JOB
Answer with a single number: how many lines in the listing below include "this"?

━━ INPUT MATERIAL ━━

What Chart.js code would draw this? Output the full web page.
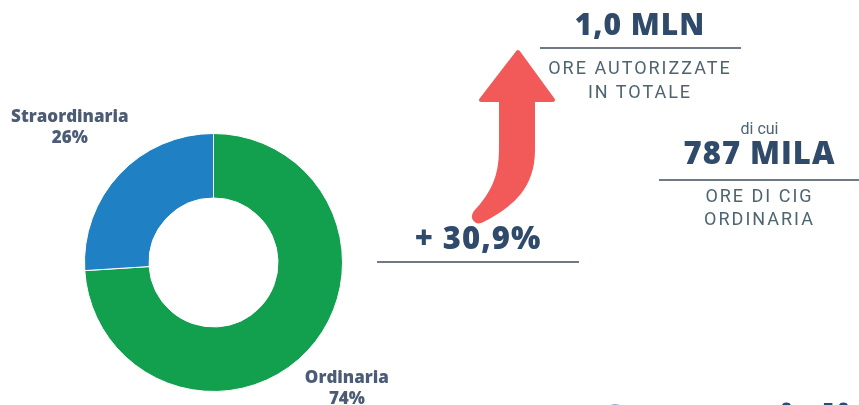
<!DOCTYPE html>
<html>
<head>
<meta charset="utf-8">
<script src="https://cdn.jsdelivr.net/npm/chart.js@4/dist/chart.umd.min.js"></script>
<style>
body{margin:0;width:859px;height:405px;overflow:hidden;background:#fff;position:relative;font-family:"Open Sans",sans-serif}
#donut{position:absolute;left:0;top:0}
.t{position:absolute;text-align:center;white-space:nowrap}
.big{font-weight:800;color:#2f4a6a;letter-spacing:1px}
.small{font-family:Roboto,sans-serif;color:#4e6470;letter-spacing:2px}
.rule{position:absolute;height:2px;background:#707a86}
</style>
</head>
<body>
<canvas id="donut" width="859" height="405"></canvas>

<svg width="859" height="405" style="position:absolute;left:0;top:0">
<path d="M518,52 L553,100 L533,100 L533,150 C533,186 513,205 481,221 C476,223 472,218 475,213 C493,194 501,176 501,150 L501,100 L481,100 Z"
 fill="#f25a5a" stroke="#f25a5a" stroke-width="4" stroke-linejoin="round"/>
</svg>

<div class="t big" style="left:540px;width:200px;top:3px;font-size:30px">1,0 MLN</div>
<div class="rule" style="left:540px;width:201px;top:47px"></div>
<div class="t small" style="left:540px;width:200px;top:56px;font-size:18px;line-height:24px">ORE AUTORIZZATE<br>IN TOTALE</div>

<div class="t" style="left:660px;width:199px;top:119px;font-size:16px;color:#4e6470;font-family:Roboto,sans-serif">di cui</div>
<div class="t big" style="left:660px;width:199px;top:131px;font-size:31px">787 MILA</div>
<div class="rule" style="left:659px;width:200px;top:179px"></div>
<div class="t small" style="left:660px;width:199px;top:184px;font-size:18px;line-height:23px">ORE DI CIG<br>ORDINARIA</div>

<div class="t big" style="left:377px;width:202px;top:216px;font-size:31px">+ 30,9%</div>
<div class="rule" style="left:377px;width:202px;top:261px"></div>

<div class="t big" style="left:598px;top:390px;font-size:44px;color:#2a4d78">Contatti di lavoro</div>

<script>
var categories = ["Ordinaria", "Straordinaria"]
var values = [74, 26]
var colors = ["#12a04f", "#1f80c4"]

var outerLabels = {
    id: "outerLabels",
    afterDraw: function(chart, args, opts){
        var ctx = chart.ctx
        var meta = chart.getDatasetMeta(0)
        ctx.save()
        ctx.fillStyle = "#4d5c76"
        ctx.font = "800 17px 'Open Sans'"
        ctx.textAlign = "center"
        ctx.textBaseline = "middle"
        meta.data.forEach(function(arc, i){
            var mid = (arc.startAngle + arc.endAngle) / 2
            var r = arc.outerRadius + opts.offsets[i]
            var x = arc.x + Math.cos(mid) * r
            var y = arc.y + Math.sin(mid) * r
            ctx.fillText(categories[i], x, y - 10)
            ctx.fillText(values[i] + "%", x, y + 11)
        })
        ctx.restore()
    }
}

new Chart(document.getElementById("donut"), {
    type: "doughnut",
    data: {
        labels: categories,
        datasets: [{
            data: values,
            backgroundColor: colors,
            borderColor: "#ffffff",
            borderWidth: 1
        }]
    },
    options: {
        responsive: false,
        animation: false,
        cutout: "50%",
        layout: {padding: {left: 84, top: 133, right: 516, bottom: 13}},
        plugins: {
            legend: {display: false},
            tooltip: {enabled: false},
            outerLabels: {offsets: [54, 68]}
        }
    },
    plugins: [outerLabels]
})
</script>
</body>
</html>
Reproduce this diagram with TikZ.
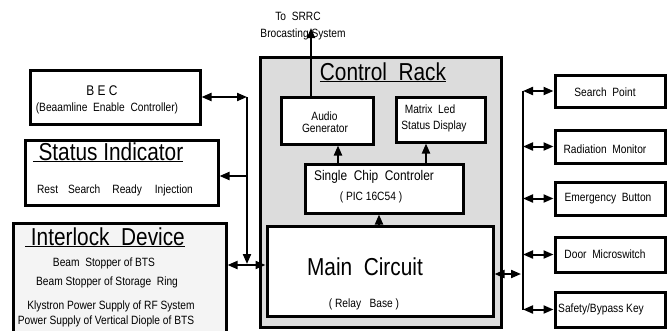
\documentclass[tikz,border=0pt]{standalone}
\usepackage{fontspec}
\setmainfont{Liberation Sans}[FakeStretch=0.85]
\usetikzlibrary{arrows.meta}
\definecolor{rackgray}{HTML}{DCDCDC}
\definecolor{ilgray}{HTML}{F4F4F4}
\begin{document}
\begin{tikzpicture}[x=1pt,y=-1pt,
  box/.style={draw=black,line width=3pt,fill=white,inner sep=0pt},
  lbl/.style={inner sep=0pt,anchor=base},
  fsS/.style={font=\fontsize{12}{14}\selectfont},
  fsM/.style={font=\fontsize{14}{16}\selectfont},
  fsL/.style={font=\fontsize{24.5}{28}\selectfont},
  con/.style={line width=2pt,-{Triangle[length=10pt,width=8pt]}},
  bi/.style={line width=2pt,{Triangle[length=10pt,width=8pt]}-{Triangle[length=10pt,width=8pt]}},
  ln/.style={line width=2pt}]
\useasboundingbox (0,0) rectangle (668,330);
\clip (0,0) rectangle (668,330);

% left boxes
\node[box,minimum width=170,minimum height=54] (bec) at (115,97) {};
\node[box,minimum width=193,minimum height=65] (stat) at (121.5,172.5) {};
\node[box,fill=ilgray,minimum width=213,minimum height=109] (il) at (119.5,277.5) {};

% control rack
\node[box,fill=rackgray,minimum width=241,minimum height=270] (rack) at (380.5,192) {};
\node[box,minimum width=92,minimum height=47] (audio) at (327,120.5) {};
\node[box,minimum width=89,minimum height=45] (matrix) at (440.5,119.5) {};
\node[box,minimum width=158,minimum height=49] (single) at (384,188.5) {};
\node[box,minimum width=226,minimum height=90] (main) at (380,271) {};

% right boxes
\node[box,minimum width=110,minimum height=32] (sp) at (610,91) {};
\node[box,minimum width=110,minimum height=33] (rm) at (610,146.5) {};
\node[box,minimum width=110,minimum height=33] (eb) at (610,198.5) {};
\node[box,minimum width=110,minimum height=35] (dm) at (610,254.5) {};
\node[box,minimum width=110,minimum height=35] (sk) at (610,309.5) {};

% texts
\node[lbl,fsM] (becT) at (102,95) {B E C};
\node[lbl,fsS] (becS) at (107,111) {(Beaamline\ \ Enable\ \ Controller)};
\node[lbl,fsL] (statT) at (108,160) {\underline{\ Status Indicator}};
\node[lbl,fsS] (statS) at (115,193) {Rest\hspace{10pt}Search\hspace{12pt}Ready\hspace{13pt}Injection};
\node[lbl,fsL] (ilT) at (105,245) {\underline{\ Interlock\ \ Device}};
\node[lbl,fsS] (il1) at (104,266) {Beam\ \ Stopper of BTS};
\node[lbl,fsS] (il2) at (107,285) {Beam Stopper of Storage\ \ Ring};
\node[lbl,fsS] (il3) at (111,309) {Klystron Power Supply of RF System};
\node[lbl,fsS] (il4) at (106,324) {Power Supply of Vertical Diople of BTS};

\node[lbl,fsL] (rackT) at (383,80) {\underline{Control\ \ Rack}};
\node[lbl,fsS] (au1) at (324.5,120) {Audio};
\node[lbl,fsS] (au2) at (325,132) {Generator};
\node[lbl,fsS] (mx1) at (430,113) {Matrix\ \ Led};
\node[lbl,fsS] (mx2) at (434,129) {Status Display};
\node[lbl,fsM] (sc1) at (374,180) {Single\ \ Chip\ \ Controler};
\node[lbl,fsS] (sc2) at (371,200) {( PIC 16C54 )};
\node[lbl,fsL] (mc1) at (365,275) {Main\ \ Circuit};
\node[lbl,fsS] (mc2) at (364,307) {( Relay\ \ \ Base )};
\node[lbl,fsS] (to1) at (298,20) {To\ \ SRRC};
\node[lbl,fsS] (to2) at (303,37) {Brocasting System};

\node[lbl,fsS] (spT) at (605,96) {Search\ \ Point};
\node[lbl,fsS] (rmT) at (605,153) {Radiation\ \ Monitor};
\node[lbl,fsS] (ebT) at (608,201) {Emergency\ \ Button};
\node[lbl,fsS] (dmT) at (605,258) {Door\ \ Microswitch};
\node[lbl,fsS] (skT) at (601,312) {Safety/Bypass Key};

% connectors inside rack
\coordinate (xs) at (311,0);
\coordinate (srrc) at (311,28);
\coordinate (xa) at (338,0);
\coordinate (xm) at (426,0);
\coordinate (xc) at (379,0);
\draw[con] (xs |- audio.north) -- (srrc);
\draw[con] (xa |- single.north) -- (xa |- audio.south);
\draw[con] (xm |- single.north) -- (xm |- matrix.south);
\draw[con] (xc |- main.north) -- (xc |- single.south);

% left connectors
\coordinate (lt) at (247,97);
\coordinate (lb) at (247,264);
\coordinate (ls) at (247,176);
\coordinate (lh) at (247,265);
\draw[bi] (bec.east) -- (lt);
\draw[con] (lt) -- (lb);
\draw[con] (ls) -- (ls -| stat.east);
\draw[bi] (lh -| il.east) -- (lh -| main.west);

% right connectors
\coordinate (rj) at (523,0);
\coordinate (rmid) at (521,274);
\draw[bi] (rmid -| main.east) -- (rmid);
\draw[ln] (rj |- sp.west) -- (rj |- sk.west);
\draw[bi] (rj |- sp.west) -- (sp.west);
\draw[bi] (rj |- rm.west) -- (rm.west);
\draw[bi] (rj |- eb.west) -- (eb.west);
\draw[bi] (rj |- dm.west) -- (dm.west);
\draw[bi] (rj |- sk.west) -- (sk.west);
\end{tikzpicture}
\end{document}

━━━

THE SOLUTION
2